Fransız Le Figaro gazetesi Irak savaşıyla ilgili olarak ABD ve İngiltere’de hazırlanan raporlu konu aldığı yorumunda şu görüşleri dile getiriyor:

”Irak benzeri bir önleyici savaş hangi gerekçelerle haklı gösterilebilir? İstihbarat servislerinin çalışmaları bu soruda önemli rol oynar. Ama karar siyasidir ve ne Başkan George W. Bush ne de Başbakan Tony Blair sorumluluktan kaçabilir. İkisi de istihbaratın yanlış bilgilerine güvendiler. Kasıtlı yalan söylemedikleri için dürüstlükleri tartışma konusu edilemez. Ama verdikleri karar pekala tartışılabilir. Politikacıların inandırıcılığını kurtarmak için ajanları suçlamak yeter mi? ABD’de de İngiltere’dde de bu sorunun cevabını seçmen verecek.”

Moskova’da yayımlanan Komersant adlı Rus gazetesi ABD’nin Irak’taki müttefiklerini kaybetmekte oluşunu şöyle değerlendiriyor:

”ABD hala, Irak’ta büyük bir uluslararası ittifaka liderlik ettiğini ve pastanın nasıl paylaşılacağına bizzat karar vereceğini iddia edebilir.
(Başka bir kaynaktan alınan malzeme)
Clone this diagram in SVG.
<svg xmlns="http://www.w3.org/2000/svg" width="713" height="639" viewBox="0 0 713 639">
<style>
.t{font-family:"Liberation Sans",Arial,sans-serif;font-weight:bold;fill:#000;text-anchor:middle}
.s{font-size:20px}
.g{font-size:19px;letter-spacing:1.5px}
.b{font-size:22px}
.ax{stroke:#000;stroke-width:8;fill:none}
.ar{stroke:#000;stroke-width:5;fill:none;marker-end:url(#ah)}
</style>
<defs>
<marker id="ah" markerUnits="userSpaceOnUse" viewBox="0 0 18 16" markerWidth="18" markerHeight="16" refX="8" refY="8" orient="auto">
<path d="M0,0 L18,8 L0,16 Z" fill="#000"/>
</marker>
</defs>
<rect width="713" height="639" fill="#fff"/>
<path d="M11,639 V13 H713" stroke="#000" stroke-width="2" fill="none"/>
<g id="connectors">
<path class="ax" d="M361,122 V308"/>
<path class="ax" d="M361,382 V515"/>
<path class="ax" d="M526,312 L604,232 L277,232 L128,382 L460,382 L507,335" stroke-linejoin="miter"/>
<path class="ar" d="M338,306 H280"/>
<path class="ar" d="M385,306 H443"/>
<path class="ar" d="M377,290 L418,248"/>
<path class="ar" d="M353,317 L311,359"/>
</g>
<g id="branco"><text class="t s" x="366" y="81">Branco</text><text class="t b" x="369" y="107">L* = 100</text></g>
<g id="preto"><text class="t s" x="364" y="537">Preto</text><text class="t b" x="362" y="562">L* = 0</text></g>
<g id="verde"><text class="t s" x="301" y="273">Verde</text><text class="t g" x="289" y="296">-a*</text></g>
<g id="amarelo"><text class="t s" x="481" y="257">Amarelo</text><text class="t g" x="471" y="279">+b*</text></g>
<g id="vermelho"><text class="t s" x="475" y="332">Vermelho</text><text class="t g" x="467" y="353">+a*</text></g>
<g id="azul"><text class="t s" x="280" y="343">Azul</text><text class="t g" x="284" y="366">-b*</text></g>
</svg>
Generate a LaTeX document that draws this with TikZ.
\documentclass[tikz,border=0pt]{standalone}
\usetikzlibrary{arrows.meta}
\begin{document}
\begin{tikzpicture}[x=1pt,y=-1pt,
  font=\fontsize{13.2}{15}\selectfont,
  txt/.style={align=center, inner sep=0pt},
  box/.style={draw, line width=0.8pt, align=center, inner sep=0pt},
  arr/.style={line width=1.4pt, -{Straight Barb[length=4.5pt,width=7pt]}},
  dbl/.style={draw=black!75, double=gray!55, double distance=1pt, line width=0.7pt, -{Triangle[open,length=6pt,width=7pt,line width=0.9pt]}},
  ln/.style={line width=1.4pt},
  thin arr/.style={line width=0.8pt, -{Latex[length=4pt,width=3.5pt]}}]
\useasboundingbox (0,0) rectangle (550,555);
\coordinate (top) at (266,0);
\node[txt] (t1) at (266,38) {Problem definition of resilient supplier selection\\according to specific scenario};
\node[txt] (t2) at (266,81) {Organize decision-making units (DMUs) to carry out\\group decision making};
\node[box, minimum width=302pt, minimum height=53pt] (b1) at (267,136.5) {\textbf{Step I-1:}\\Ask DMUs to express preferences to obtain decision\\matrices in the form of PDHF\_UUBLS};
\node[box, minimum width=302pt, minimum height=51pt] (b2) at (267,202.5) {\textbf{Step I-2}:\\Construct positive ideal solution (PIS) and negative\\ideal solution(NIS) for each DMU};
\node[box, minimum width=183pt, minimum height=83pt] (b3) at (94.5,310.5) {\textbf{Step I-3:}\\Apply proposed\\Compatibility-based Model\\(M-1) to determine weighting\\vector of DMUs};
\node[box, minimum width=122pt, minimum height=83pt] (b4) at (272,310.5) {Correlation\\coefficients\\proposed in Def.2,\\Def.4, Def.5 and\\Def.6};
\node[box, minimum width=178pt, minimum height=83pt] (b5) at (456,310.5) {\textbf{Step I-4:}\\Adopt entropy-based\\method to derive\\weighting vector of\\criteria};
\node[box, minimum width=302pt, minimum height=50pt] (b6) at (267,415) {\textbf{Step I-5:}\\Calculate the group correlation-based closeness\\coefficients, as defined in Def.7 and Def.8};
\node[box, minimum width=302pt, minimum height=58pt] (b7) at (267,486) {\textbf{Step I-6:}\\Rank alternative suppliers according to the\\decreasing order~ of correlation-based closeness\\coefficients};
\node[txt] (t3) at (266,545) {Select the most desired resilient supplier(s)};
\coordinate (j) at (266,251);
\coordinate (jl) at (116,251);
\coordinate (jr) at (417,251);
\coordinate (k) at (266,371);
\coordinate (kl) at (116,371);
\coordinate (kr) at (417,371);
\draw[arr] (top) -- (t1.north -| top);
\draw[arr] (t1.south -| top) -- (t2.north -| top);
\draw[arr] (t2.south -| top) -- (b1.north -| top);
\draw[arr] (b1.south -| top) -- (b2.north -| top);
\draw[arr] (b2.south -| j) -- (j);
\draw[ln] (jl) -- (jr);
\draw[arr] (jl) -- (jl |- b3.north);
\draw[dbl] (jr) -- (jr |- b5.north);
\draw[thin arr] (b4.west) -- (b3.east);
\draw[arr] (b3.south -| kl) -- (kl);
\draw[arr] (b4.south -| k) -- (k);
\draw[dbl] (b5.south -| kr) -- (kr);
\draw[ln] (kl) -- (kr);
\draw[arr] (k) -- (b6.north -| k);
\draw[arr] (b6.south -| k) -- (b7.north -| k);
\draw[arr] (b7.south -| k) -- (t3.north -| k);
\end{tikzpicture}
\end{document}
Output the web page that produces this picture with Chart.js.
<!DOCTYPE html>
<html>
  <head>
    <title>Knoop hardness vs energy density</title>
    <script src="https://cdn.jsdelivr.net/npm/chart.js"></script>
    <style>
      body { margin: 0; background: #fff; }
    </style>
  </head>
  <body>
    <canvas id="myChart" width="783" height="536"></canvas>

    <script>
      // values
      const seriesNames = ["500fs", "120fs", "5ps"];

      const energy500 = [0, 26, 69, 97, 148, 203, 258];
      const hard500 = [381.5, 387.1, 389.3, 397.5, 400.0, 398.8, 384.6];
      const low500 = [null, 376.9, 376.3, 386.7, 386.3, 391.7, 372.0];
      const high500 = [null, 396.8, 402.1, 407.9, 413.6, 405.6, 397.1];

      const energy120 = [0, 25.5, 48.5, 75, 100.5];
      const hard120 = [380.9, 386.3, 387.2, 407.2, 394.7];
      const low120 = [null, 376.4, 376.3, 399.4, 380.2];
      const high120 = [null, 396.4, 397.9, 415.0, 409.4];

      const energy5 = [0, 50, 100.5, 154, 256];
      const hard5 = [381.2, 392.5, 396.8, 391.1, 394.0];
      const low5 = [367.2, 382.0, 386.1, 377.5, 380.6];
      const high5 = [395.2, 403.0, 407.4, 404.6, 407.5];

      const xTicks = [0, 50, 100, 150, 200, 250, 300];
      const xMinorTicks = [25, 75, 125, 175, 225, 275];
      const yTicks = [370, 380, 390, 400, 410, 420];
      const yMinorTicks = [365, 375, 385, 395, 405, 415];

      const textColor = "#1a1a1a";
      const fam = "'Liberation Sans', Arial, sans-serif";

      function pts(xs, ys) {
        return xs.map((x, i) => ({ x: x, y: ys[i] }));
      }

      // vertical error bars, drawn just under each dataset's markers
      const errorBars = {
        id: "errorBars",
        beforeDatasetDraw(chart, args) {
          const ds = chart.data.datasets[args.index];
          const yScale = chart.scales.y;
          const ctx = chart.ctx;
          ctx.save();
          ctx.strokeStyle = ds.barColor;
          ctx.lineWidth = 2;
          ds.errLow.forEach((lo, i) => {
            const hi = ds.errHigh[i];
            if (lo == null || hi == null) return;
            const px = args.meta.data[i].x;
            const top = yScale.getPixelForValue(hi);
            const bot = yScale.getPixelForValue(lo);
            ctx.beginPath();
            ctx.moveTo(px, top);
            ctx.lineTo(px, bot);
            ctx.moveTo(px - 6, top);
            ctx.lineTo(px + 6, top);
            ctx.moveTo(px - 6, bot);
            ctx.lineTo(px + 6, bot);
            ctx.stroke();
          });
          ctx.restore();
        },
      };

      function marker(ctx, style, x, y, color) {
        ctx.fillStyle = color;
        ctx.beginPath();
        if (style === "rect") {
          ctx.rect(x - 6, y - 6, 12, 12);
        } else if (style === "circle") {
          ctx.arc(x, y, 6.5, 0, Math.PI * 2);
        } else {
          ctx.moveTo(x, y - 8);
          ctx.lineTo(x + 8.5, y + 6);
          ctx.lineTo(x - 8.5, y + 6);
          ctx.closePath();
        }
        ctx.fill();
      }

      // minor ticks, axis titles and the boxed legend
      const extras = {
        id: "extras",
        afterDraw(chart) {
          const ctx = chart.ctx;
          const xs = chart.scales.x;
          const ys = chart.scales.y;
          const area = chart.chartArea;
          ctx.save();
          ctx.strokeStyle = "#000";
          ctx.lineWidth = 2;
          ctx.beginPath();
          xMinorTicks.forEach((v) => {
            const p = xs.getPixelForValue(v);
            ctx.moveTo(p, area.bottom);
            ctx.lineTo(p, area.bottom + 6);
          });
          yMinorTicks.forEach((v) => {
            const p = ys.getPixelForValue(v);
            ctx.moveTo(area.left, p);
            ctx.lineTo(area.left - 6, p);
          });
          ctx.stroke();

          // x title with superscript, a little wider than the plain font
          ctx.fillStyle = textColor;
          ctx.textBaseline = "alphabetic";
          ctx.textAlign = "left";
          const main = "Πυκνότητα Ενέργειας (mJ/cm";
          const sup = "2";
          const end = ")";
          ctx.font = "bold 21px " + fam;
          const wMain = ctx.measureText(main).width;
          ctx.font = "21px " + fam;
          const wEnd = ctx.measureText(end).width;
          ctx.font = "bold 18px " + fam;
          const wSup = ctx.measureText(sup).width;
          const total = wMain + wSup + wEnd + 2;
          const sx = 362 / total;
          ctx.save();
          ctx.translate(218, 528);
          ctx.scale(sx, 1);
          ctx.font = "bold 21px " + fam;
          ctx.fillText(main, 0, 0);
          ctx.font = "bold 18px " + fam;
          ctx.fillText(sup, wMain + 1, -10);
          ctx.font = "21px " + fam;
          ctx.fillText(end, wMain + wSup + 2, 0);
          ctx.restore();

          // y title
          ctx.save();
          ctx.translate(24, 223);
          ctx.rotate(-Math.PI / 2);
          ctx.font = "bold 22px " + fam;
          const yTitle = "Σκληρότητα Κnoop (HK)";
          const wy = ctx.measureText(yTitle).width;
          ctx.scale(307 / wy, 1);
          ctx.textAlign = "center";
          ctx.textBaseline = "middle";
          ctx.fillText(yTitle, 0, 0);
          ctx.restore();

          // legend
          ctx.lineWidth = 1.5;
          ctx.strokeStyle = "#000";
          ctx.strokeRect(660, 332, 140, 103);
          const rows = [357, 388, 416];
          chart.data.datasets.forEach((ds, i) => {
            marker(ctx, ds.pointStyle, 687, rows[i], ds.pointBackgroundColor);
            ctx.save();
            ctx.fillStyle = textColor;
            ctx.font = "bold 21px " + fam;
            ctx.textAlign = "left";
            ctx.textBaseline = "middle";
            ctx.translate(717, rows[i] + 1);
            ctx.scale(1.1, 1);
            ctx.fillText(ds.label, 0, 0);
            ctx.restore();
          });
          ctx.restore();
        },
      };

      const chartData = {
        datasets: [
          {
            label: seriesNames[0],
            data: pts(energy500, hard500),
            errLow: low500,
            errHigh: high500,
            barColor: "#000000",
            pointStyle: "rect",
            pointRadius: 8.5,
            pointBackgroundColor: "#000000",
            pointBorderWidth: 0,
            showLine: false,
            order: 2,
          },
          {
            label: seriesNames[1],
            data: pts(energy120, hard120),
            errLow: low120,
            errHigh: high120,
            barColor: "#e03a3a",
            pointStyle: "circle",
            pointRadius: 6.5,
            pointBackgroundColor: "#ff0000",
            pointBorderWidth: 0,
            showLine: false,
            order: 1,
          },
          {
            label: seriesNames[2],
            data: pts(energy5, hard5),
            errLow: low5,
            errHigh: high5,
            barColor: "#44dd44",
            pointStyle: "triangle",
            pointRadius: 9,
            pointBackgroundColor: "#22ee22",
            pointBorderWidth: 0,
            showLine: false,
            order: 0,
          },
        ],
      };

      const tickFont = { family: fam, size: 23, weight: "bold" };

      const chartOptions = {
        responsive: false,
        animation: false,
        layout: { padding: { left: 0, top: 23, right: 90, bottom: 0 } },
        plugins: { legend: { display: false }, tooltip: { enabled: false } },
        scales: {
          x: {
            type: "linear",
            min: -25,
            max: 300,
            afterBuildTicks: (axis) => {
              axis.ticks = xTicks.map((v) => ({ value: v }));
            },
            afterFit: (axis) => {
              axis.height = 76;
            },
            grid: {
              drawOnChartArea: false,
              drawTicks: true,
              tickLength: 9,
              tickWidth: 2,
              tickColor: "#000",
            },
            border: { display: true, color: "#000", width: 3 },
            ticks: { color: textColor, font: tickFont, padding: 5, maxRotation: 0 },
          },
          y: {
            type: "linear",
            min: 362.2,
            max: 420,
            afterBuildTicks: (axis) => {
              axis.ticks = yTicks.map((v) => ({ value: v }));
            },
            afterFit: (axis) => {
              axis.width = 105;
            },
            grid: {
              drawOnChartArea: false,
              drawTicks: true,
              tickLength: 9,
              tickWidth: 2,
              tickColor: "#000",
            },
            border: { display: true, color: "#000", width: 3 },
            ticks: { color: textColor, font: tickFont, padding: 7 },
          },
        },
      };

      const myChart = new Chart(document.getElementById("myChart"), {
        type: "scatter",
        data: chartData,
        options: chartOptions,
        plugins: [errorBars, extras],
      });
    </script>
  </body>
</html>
Ama müttefikleri teker teker kaçmaya başladılar. Gidenlerin çoğu hiç de küçümsenecek ülkeler değildi. İtalya ve İngiltere’deki iç politik sarsıntılar da bu ülkeleri İspanya örneğini izlemek zorunda bırakabilir. Onlar da giderse ABD kiminle silah kardeşliği yapacak. Tonga ve Salomon Adaları’yla mı? Gerçeğin saati elbet çalacaktır. Savaşa karşı olanlar yine ABD’ye yardım elini uzatacaklardır. Ama bu kez şartlarını dikte ettirerek.”